Benim kızımdan önce okuduğum bir haberin videosuydu. Alışveriş merkezinde istediği ayakkabıyı almayan annesini merdivenden iten, bağıran çağıran kızın içimi acıtan videosunu izleyen kızım, büyük bir öfkeyle balkona fırlamıştı.
Ben orada olsaydım, kavga ederdim!” dedi.
Oysa kavga etmeyi bırakın, sesini dahi yükseltip konuşamazdı. Cesaretsizliğinden değil, kavga ve şiddete karşı olduğundan.
İnsan annesine bunu yapar mı ya!” dedi, isyan eden mimik hareketleriyle.
Sarıldı, yanaklarımdan öptü. Olmadı, bir daha sarıldı, bir daha öptü.
Sanki bu suç onundu. O itmişti sanki annesini merdivenden. Gözleri doluydu, ağlamamak için öfkesini ön planda tutuyor, gözyaşlarını bastırıyordu. Henüz 14 yaşındaki naif yüreği incinmişti, bir evladın annesine karşı acımasızca davranışını kabullenemiyordu.
Hayatımızda bir şeylerin yanlış gittiğinin ya da eksik olduğunun farkındaydı.
Gençlik nereye gidiyor? Herkesin sorduğu bu soruyu sessizce kendime soruyorum. Biz, nereye göndermek istersek oraya gidiyor diyorum sonra.  Belki vicdan, vefa, iyilik dünyasına; belki de karanlıkta koşar adımlarla kötülük diyarına.

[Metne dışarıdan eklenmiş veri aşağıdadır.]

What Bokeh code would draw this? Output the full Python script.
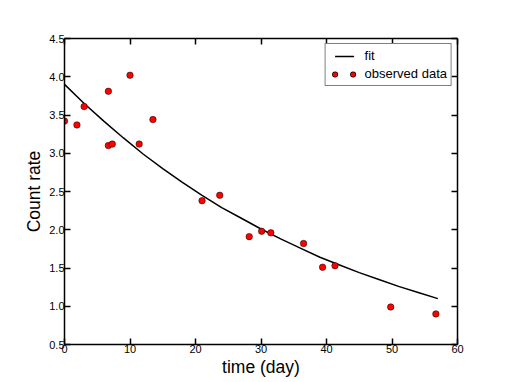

İnsan beyni böylesi durumlarda daha mı hızlı çalışıyor? Aklıma internette okunma rekoru kıran bir üniversite öğrencisinin; sürekli “Gençler nereye gidiyor?” diye yakınan bir köşe yazarına verdiği cevabı beynimde belirdi. Bir bölümünü sizlerle paylaşma ihtiyacı duyuyorum.
''Siz dedelerinizin emanetine sahip çıksaydınız, biz de yarınları emanet olarak kabul ederdik belki. Ama şu durumda hiç emanet alacak dururumuz yok. Kusura bakmayın!
Geçmişini unutturduğunuz bir nesle, gelecekten ödev veremezsiniz!
Bu yüzden aranızdaYeni nesil şöyle, yeni nesil böyle!diye konuşup durmayı bırakın!
Senin yaşında Fatih İstanbul’u fethetmişti'' diyerek demogoji de yapmayın! Evet, 21 yaşındayım ama Fatih’in İstanbul’u fethettiği yaşta değilim.
Çünkü benim babam II. Murad değil, hocam da Akşemseddin değil.
Zaten İstanbul da Fatih’in fethettiği İstanbul değil.
Geçmişin büyükleri başarılı olmuş, doğru yetiştirdikleri ve iyi eğittikleri gençlere, sahip çıkacakları değerleri ve ülkeleri olduğunu öğretebilmişlerdi.
Bugünün haşin, doyumsuz, hal bilmez, saygısız, bencil, öfkeli dediğimiz gençliğini biz doğurduk; bizim bedenimizin bir parçası onlar, biz büyüttük onları duygudan, görgüden, saygıdan, değerlerden, ahlaktan, insanlıktan uzakta.